On the judiciary: “The ideal judicial officer is the officer who is going to uphold the Constitution and the human rights entrenched in it.”

Xola Petse Supreme Court of Appeal
After completing matric, Judge Petse (57) started his legal career as a clerk inthe department of justice of the Transkei homeland.

Two years later, in 1975, he quit to study law at the University of Fort Hare.

As a lawyer, Petse was involved in representing political activists and was one of the area’s few admitted notaries.

A father of three, he is also chancellor of the Anglican diocese of Mbashe.

On the judiciary: “As has been said in many quarters, the independence of the judiciary is indispensable to the existence and stability of a constitutional state.”

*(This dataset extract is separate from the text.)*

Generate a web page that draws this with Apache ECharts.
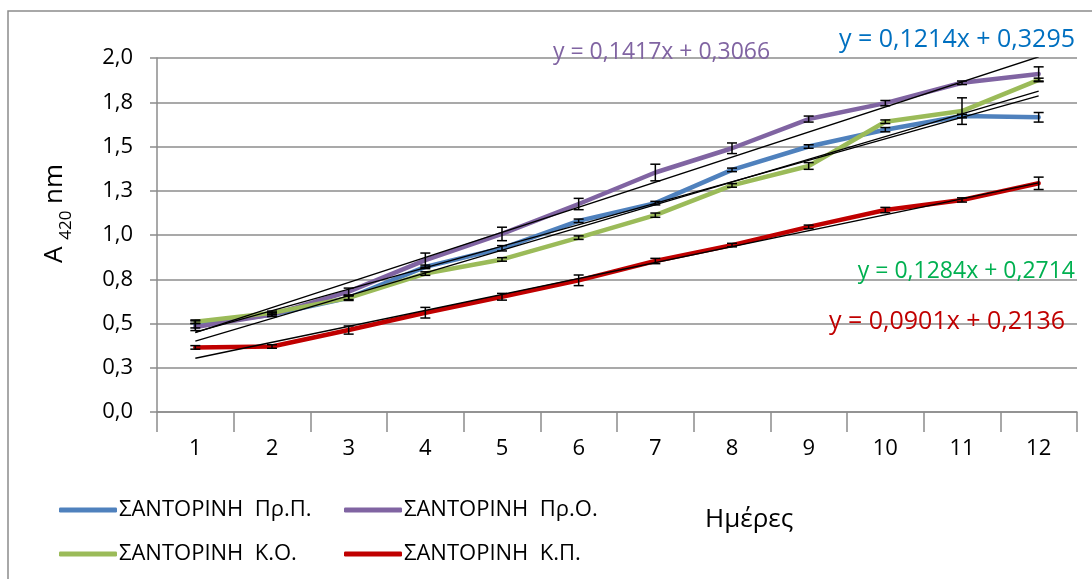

Ronnie Pillay Supreme Court of Appeal
Judge Pillay (60) was on the amnesty committee of the Truth and Reconciliation Committee where he was involved in amnesty applications in the cases of the Cradock Four, Adriaan Vlok and the Bree Street Bomber.

He told the Judicial Service Commission a moving story about how the families of both the B

ree Street bomb attack and its perpetrator had become family friends.

Pillay, a married father of three, has served as an Electoral Court, Labour Court and an Eastern Cape High Court judge.

On the law: “You must interpret an enactment in line with the purpose for which it was enacted and in line with the Constitution.”

Bashier Vally Gauteng High Court
Senior counsel Vally (52), who was born in central Johannesburg, has been an activist all of his adult life.

He initially studied at the University of the Witwatersrand for a Bachelor of Commerce degree in industrial psychology.

Vally became involved in the Commercial Catering and Allied Workers Union of South Africa as an “organiser, negotiator and educator” after his university days, sparking an interest in labour law.

He is married without children.

On the judiciary: “While the judiciary is there to invigilate the performance or constitutional compliance of the other branches, the judiciary must recognise there are important roles to be played by the elected officials.”